The metabolism of pyruvate by bovine-adrenal-cortex mitochondria.

Abstract

1 The metabolism of pyruvate by isolated bovine-adrenal-cortex mitochondria has been studied. The rate of pyruvate oxidation depends on the availability of oxaloacetate. Oxalo-acetate is formed from malate but malate cannot function in a catalytic manner in the Krebs cycle, because some is oxidised to pyruvate via malic enzyme activity with resulting diminution of the oxaloacetate pool. 2 An additional source of oxaloacetate is provided by low levels of pyruvate carboxylase. In the presence of ATP and bicarbonate, the principal initial product of pyruvate metabolism is citrate. Reducing equivalents for 11β-hydroxylation of deoxycorticosterone may be provided by oxidation of citrate. 3 When oxaloacetate is supplied by malate oxidation, the rate of citrate formation in the presence of fluorocitrate is controlled by the rate of electron flux through either the respiratory chain or the hydroxylation chain, and is increased by addition of ADP on the one hand, or deoxy-corticosterone on the other. This appears to be due to reoxidation of the pyridine nucleotides resulting in increased availability of oxaloacetate for citrate formation.
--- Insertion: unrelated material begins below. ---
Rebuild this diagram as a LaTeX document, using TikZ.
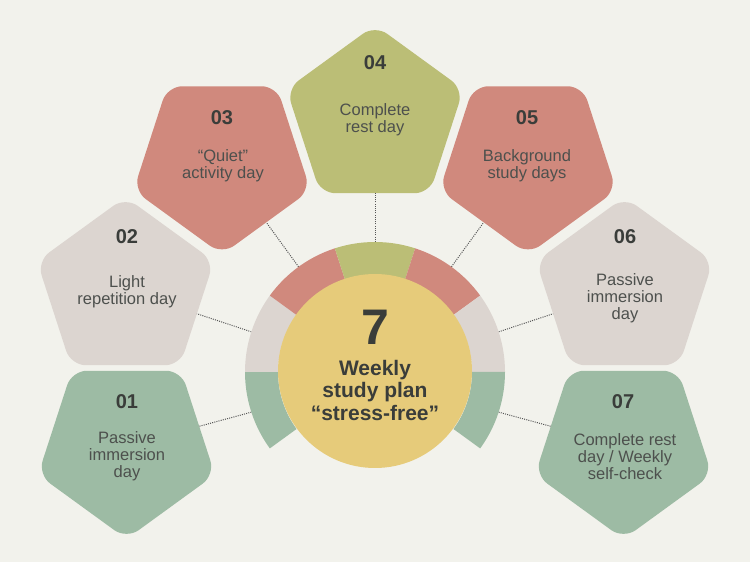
\documentclass[tikz,border=0pt]{standalone}
\usepackage{fontspec}
\setmainfont{Liberation Sans}
\usetikzlibrary{shapes.geometric,calc}
\definecolor{bg}{HTML}{F2F2EC}
\definecolor{cgreen}{HTML}{9DBBA4}
\definecolor{cbeige}{HTML}{DCD5D0}
\definecolor{csalmon}{HTML}{D0897D}
\definecolor{colive}{HTML}{BBBE76}
\definecolor{cyellow}{HTML}{E6CB7A}
\definecolor{ctxt}{HTML}{3A3D3A}
\definecolor{cbody}{HTML}{4D504D}
\definecolor{cdot}{HTML}{555555}
\begin{document}
\begin{tikzpicture}[x=1pt,y=1pt,
  penta/.style={regular polygon, regular polygon sides=5, minimum size=186pt, inner sep=0pt, outer sep=0pt, rounded corners=15pt, draw=none},
  pup/.style={penta},
  pdown/.style={penta, shape border rotate=180},
  num/.style={font=\fontsize{20}{24}\selectfont\bfseries, text=ctxt},
  body/.style={font=\fontsize{16.5}{16.8}\selectfont, text=cbody, align=center},
  conn/.style={draw=cdot, line width=1pt, dash pattern=on 1pt off 1.2pt}]
\fill[bg] (0,0) rectangle (750,562);
\useasboundingbox (0,0) rectangle (750,562);

\coordinate (rc) at (375,190);
% pentagons
\node[pdown, fill=cgreen]  (p1) at (126.5,116) {};
\node[pup,   fill=cbeige]  (p2) at (125.5,272) {};
\node[pdown, fill=csalmon] (p3) at (222,400.5) {};
\node[pup,   fill=colive]  (p4) at (375,444) {};
\node[pdown, fill=csalmon] (p5) at (528,400.5) {};
\node[pup,   fill=cbeige]  (p6) at (624.5,272) {};
\node[pdown, fill=cgreen]  (p7) at (623.5,116) {};

% ring points
\coordinate (k1) at ($(rc)+(198:130)$);
\coordinate (k2) at ($(rc)+(162:130)$);
\coordinate (k3) at ($(rc)+(126:130)$);
\coordinate (k4) at ($(rc)+(90:130)$);
\coordinate (k5) at ($(rc)+(54:130)$);
\coordinate (k6) at ($(rc)+(18:130)$);
\coordinate (k7) at ($(rc)+(-18:130)$);

% connectors
\foreach \i in {1,...,7} \draw[conn] (k\i) -- (p\i);

% ring
\foreach \a/\c in {180/cgreen,144/cbeige,108/csalmon,72/colive,36/csalmon,0/cbeige,-36/cgreen}{
  \pgfmathsetmacro{\b}{\a+36}
  \fill[\c] ($(rc)+(\a:130)$) arc[start angle=\a, end angle=\b, radius=130]
     -- ($(rc)+(\b:97)$) arc[start angle=\b, end angle=\a, radius=97] -- cycle;
}
% centre circle
\node[circle, fill=cyellow, minimum size=194pt, inner sep=0pt] (hub) at (375,191) {};
\node[font=\fontsize{50}{50}\selectfont\bfseries, text=ctxt] (seven) at (375,235) {7};
\node[font=\fontsize{21}{22.5}\selectfont\bfseries, text=ctxt, align=center] (title) at (375,172) {Weekly\\study plan\\“stress-free”};

% texts
\node[num] (n1) at (127,160) {01};
\node[body] (t1) at (127,105.5) {Passive\\immersion\\day};
\node[num] (n2) at (127,325) {02};
\node[body] (t2) at (127,270.5) {Light\\repetition day};
\node[num] (n3) at (222,444) {03};
\node[body] (t3) at (223,396) {“Quiet”\\activity day};
\node[num] (n4) at (375,499) {04};
\node[body] (t4) at (375,442.5) {Complete\\rest day};
\node[num] (n5) at (527,444) {05};
\node[body] (t5) at (527,396) {Background\\study days};
\node[num] (n6) at (625,325) {06};
\node[body] (t6) at (625,264) {Passive\\immersion\\day};
\node[num] (n7) at (623,160) {07};
\node[body] (t7) at (625,105.5) {Complete rest\\day / Weekly\\self-check};
\end{tikzpicture}
\end{document}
Equilibration of NAD+/NADH and NADP+/NADPH is achieved by transhydrogenase activity but this activity is not energy-linked under the conditions of these experiments. 4 In the absence of fluorocitrate, the stimulation of citrate formation brought about by initiation of 11β-hydroxylation results in increased Krebs cycle activity. In the transition from state 4 to state 3 respiration, there is an additional activation of citrate oxidation, which is interpreted to be due to activation of NAD+-linked isocitrate dehydrogenase on addition of ADP. 5 Addition of both deoxycorticosterone and ADP together to the mitochondria results in inhibition of state 3 electron flux through the respiratory chain, with concomitant inhibition of ATP formation. The rate of 11β-hydroxylation is not affected. Inhibition of ATP formation can be achieved by a variety of steroids and correlates with inhibition of NADH oxidase.